ST. PETERSBURG — Jose Luna has been fishing local waters for most of his life. The charter boat captain has caught everything from tarpon to triggerfish.
But on Memorial Day he hooked a fish that made him stop and wonder.
"There was a lot of boat traffic on the water so we decided to stay close to shore and try to pick up a few pompano," explained Luna, 42. "We picked up a few fish, then we hooked something that we could tell was a little different."
The water was exceptionally clear, almost as transparent as that of the Florida Keys, so he could see the fish — silver with a blue back — that had hit the teaser fly of his pompano jig.
He knew right away that he had hooked a bonefish.
The sport fish, sometimes called the silver ghost of the flats, is famous for lightning-fast runs. But the species is tropical and seldom found outside of the Keys.
"I was shocked," said Luna, of St. Petersburg. "They are not supposed to be in Tampa Bay."
Luna, and his fishing buddy Doug Husenitza said they thought the fish was a fluke, then they caught two more on each successive cast.
"There must have been a whole school of them," Luna said. "I've never seen anything like it."

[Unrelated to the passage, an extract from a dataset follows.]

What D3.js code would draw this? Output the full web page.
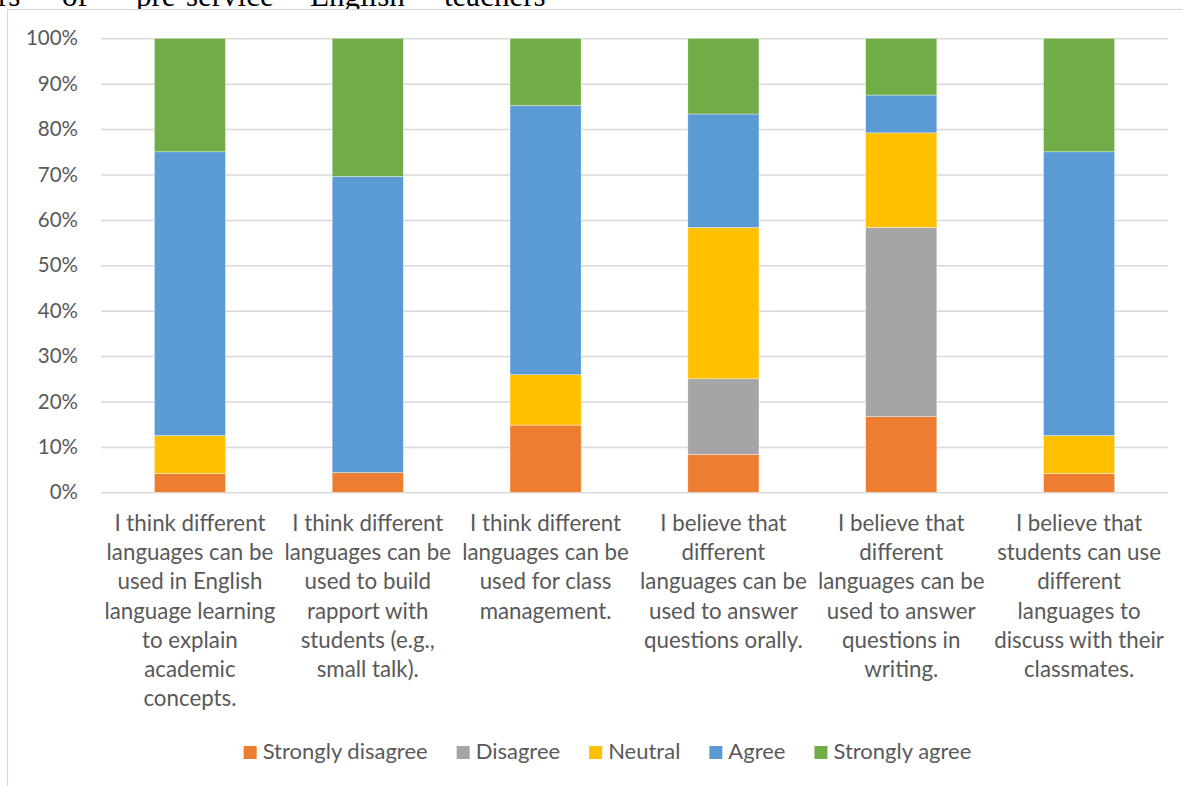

Luna suspected that perhaps the mild winter or improving water quality brought the fish north. All three were about a foot long. In the Keys, most specimens weigh 3 to 5 pounds. The world record is 19 pounds, set in South Africa in 1962.
Last summer, the Florida Fish and Wildlife Conservation Commission's new regulations making bonefish catch-and-release-only added another layer of protection.
At the same time, officials also eliminated the harvest of tarpon, with the exception of the possession of a single tarpon when in pursuit of an International Game Fish Association record. Even then, anglers must purchase a tarpon tag, limited to one per person, per year. Anglers can still photograph the fish as long as it remains in the water.
In regard to bonefish, the tournament exemption permit that allowed tournament anglers with the proper permit to temporarily possess bonefish for transport to a tournament scale was also eliminated.
Luna hopes that bonefish will stick around. Two weeks earlier, Kirby Langelier and Rick Yarrington caught a bonefish off Pinellas Point.
"At first I thought it was a little grouper, but it was too quick for that," said Langelier, a 44-year-old from St. Petersburg. "I had heard rumors of bonefish in the bay but this was a first for me.
Kathy Guindon, a biologist with the Florida Fish and Wildlife Conservation Commission, said her office receives reports of bonefish from time to time.
"This is not part of their normal range," she said. "It is rare to see them here."
Guindon said the mild winter may have brought the bonefish north, but she doubts that the fish represent a viable breeding population. But Yarrington disagrees.
"I think they are always here," said the 57-year-old self-professed Florida Cracker. "I have caught them before off Pinellas Point, along with permit. I think they are too small to swim all that way. There must be a local population."